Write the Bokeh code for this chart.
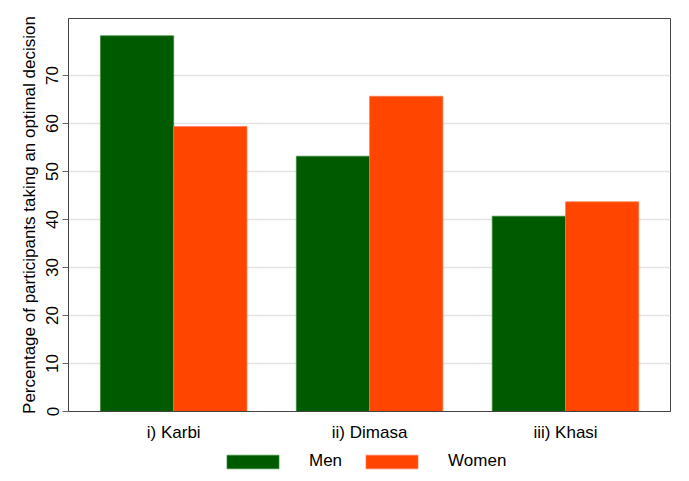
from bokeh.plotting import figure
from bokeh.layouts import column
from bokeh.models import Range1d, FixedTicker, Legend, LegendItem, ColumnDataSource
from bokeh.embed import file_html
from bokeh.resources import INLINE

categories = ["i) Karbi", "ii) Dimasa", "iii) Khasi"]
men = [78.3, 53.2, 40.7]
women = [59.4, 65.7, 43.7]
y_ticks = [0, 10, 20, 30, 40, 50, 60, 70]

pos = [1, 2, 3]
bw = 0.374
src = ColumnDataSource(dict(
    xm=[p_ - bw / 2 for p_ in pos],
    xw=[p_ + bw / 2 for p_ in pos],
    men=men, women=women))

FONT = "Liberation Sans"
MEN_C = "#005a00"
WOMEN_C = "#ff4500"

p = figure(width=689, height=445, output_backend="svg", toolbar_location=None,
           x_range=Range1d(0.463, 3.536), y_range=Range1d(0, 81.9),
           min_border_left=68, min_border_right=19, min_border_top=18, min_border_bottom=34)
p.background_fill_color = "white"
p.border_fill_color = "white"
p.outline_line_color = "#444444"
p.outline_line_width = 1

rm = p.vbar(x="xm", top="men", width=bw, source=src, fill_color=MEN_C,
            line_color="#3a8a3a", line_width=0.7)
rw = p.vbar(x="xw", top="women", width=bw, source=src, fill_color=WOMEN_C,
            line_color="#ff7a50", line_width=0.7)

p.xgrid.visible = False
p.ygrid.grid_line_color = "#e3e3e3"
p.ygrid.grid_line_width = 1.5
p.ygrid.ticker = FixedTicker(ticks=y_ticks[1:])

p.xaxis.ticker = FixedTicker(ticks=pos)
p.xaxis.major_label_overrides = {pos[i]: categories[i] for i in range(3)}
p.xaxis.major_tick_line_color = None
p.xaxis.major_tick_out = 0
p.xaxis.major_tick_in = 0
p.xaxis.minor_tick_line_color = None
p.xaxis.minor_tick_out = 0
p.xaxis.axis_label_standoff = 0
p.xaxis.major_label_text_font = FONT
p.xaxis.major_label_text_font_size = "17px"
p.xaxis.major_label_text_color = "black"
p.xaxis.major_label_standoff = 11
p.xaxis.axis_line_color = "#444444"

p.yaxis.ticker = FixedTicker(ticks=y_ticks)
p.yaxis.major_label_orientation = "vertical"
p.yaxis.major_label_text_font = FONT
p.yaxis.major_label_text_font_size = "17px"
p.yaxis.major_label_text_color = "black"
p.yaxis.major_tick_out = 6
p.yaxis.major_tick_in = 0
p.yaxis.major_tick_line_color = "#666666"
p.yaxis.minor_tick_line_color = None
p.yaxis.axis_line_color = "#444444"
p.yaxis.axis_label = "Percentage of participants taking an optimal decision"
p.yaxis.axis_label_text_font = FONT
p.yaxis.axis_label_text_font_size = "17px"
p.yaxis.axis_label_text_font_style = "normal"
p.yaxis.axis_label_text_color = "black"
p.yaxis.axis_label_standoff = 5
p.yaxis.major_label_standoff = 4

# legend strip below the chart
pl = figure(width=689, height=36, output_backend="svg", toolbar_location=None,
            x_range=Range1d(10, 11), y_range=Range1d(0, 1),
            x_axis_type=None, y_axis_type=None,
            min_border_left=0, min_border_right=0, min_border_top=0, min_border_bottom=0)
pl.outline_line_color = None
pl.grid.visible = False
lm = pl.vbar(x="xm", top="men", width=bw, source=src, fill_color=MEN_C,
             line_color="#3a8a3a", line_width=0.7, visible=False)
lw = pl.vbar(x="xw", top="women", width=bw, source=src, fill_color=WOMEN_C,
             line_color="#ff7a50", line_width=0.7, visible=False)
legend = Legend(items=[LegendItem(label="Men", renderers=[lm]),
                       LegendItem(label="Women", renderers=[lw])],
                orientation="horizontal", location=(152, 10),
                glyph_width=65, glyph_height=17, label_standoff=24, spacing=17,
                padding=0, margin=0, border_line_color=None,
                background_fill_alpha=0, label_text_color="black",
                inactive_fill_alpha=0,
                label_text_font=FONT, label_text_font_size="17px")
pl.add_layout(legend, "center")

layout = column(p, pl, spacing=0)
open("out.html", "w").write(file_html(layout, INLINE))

----

> [WORK TO COMPLETE]: Repeat the material above verbatim. Leave the pictures behind.

> [TASK ANSWER]:
Write the Bokeh code for this chart.
from bokeh.plotting import figure
from bokeh.layouts import column
from bokeh.models import Range1d, FixedTicker, Legend, LegendItem, ColumnDataSource
from bokeh.embed import file_html
from bokeh.resources import INLINE

categories = ["i) Karbi", "ii) Dimasa", "iii) Khasi"]
men = [78.3, 53.2, 40.7]
women = [59.4, 65.7, 43.7]
y_ticks = [0, 10, 20, 30, 40, 50, 60, 70]

pos = [1, 2, 3]
bw = 0.374
src = ColumnDataSource(dict(
    xm=[p_ - bw / 2 for p_ in pos],
    xw=[p_ + bw / 2 for p_ in pos],
    men=men, women=women))

FONT = "Liberation Sans"
MEN_C = "#005a00"
WOMEN_C = "#ff4500"

p = figure(width=689, height=445, output_backend="svg", toolbar_location=None,
           x_range=Range1d(0.463, 3.536), y_range=Range1d(0, 81.9),
           min_border_left=68, min_border_right=19, min_border_top=18, min_border_bottom=34)
p.background_fill_color = "white"
p.border_fill_color = "white"
p.outline_line_color = "#444444"
p.outline_line_width = 1

rm = p.vbar(x="xm", top="men", width=bw, source=src, fill_color=MEN_C,
            line_color="#3a8a3a", line_width=0.7)
rw = p.vbar(x="xw", top="women", width=bw, source=src, fill_color=WOMEN_C,
            line_color="#ff7a50", line_width=0.7)

p.xgrid.visible = False
p.ygrid.grid_line_color = "#e3e3e3"
p.ygrid.grid_line_width = 1.5
p.ygrid.ticker = FixedTicker(ticks=y_ticks[1:])

p.xaxis.ticker = FixedTicker(ticks=pos)
p.xaxis.major_label_overrides = {pos[i]: categories[i] for i in range(3)}
p.xaxis.major_tick_line_color = None
p.xaxis.major_tick_out = 0
p.xaxis.major_tick_in = 0
p.xaxis.minor_tick_line_color = None
p.xaxis.minor_tick_out = 0
p.xaxis.axis_label_standoff = 0
p.xaxis.major_label_text_font = FONT
p.xaxis.major_label_text_font_size = "17px"
p.xaxis.major_label_text_color = "black"
p.xaxis.major_label_standoff = 11
p.xaxis.axis_line_color = "#444444"

p.yaxis.ticker = FixedTicker(ticks=y_ticks)
p.yaxis.major_label_orientation = "vertical"
p.yaxis.major_label_text_font = FONT
p.yaxis.major_label_text_font_size = "17px"
p.yaxis.major_label_text_color = "black"
p.yaxis.major_tick_out = 6
p.yaxis.major_tick_in = 0
p.yaxis.major_tick_line_color = "#666666"
p.yaxis.minor_tick_line_color = None
p.yaxis.axis_line_color = "#444444"
p.yaxis.axis_label = "Percentage of participants taking an optimal decision"
p.yaxis.axis_label_text_font = FONT
p.yaxis.axis_label_text_font_size = "17px"
p.yaxis.axis_label_text_font_style = "normal"
p.yaxis.axis_label_text_color = "black"
p.yaxis.axis_label_standoff = 5
p.yaxis.major_label_standoff = 4

# legend strip below the chart
pl = figure(width=689, height=36, output_backend="svg", toolbar_location=None,
            x_range=Range1d(10, 11), y_range=Range1d(0, 1),
            x_axis_type=None, y_axis_type=None,
            min_border_left=0, min_border_right=0, min_border_top=0, min_border_bottom=0)
pl.outline_line_color = None
pl.grid.visible = False
lm = pl.vbar(x="xm", top="men", width=bw, source=src, fill_color=MEN_C,
             line_color="#3a8a3a", line_width=0.7, visible=False)
lw = pl.vbar(x="xw", top="women", width=bw, source=src, fill_color=WOMEN_C,
             line_color="#ff7a50", line_width=0.7, visible=False)
legend = Legend(items=[LegendItem(label="Men", renderers=[lm]),
                       LegendItem(label="Women", renderers=[lw])],
                orientation="horizontal", location=(152, 10),
                glyph_width=65, glyph_height=17, label_standoff=24, spacing=17,
                padding=0, margin=0, border_line_color=None,
                background_fill_alpha=0, label_text_color="black",
                inactive_fill_alpha=0,
                label_text_font=FONT, label_text_font_size="17px")
pl.add_layout(legend, "center")

layout = column(p, pl, spacing=0)
open("out.html", "w").write(file_html(layout, INLINE))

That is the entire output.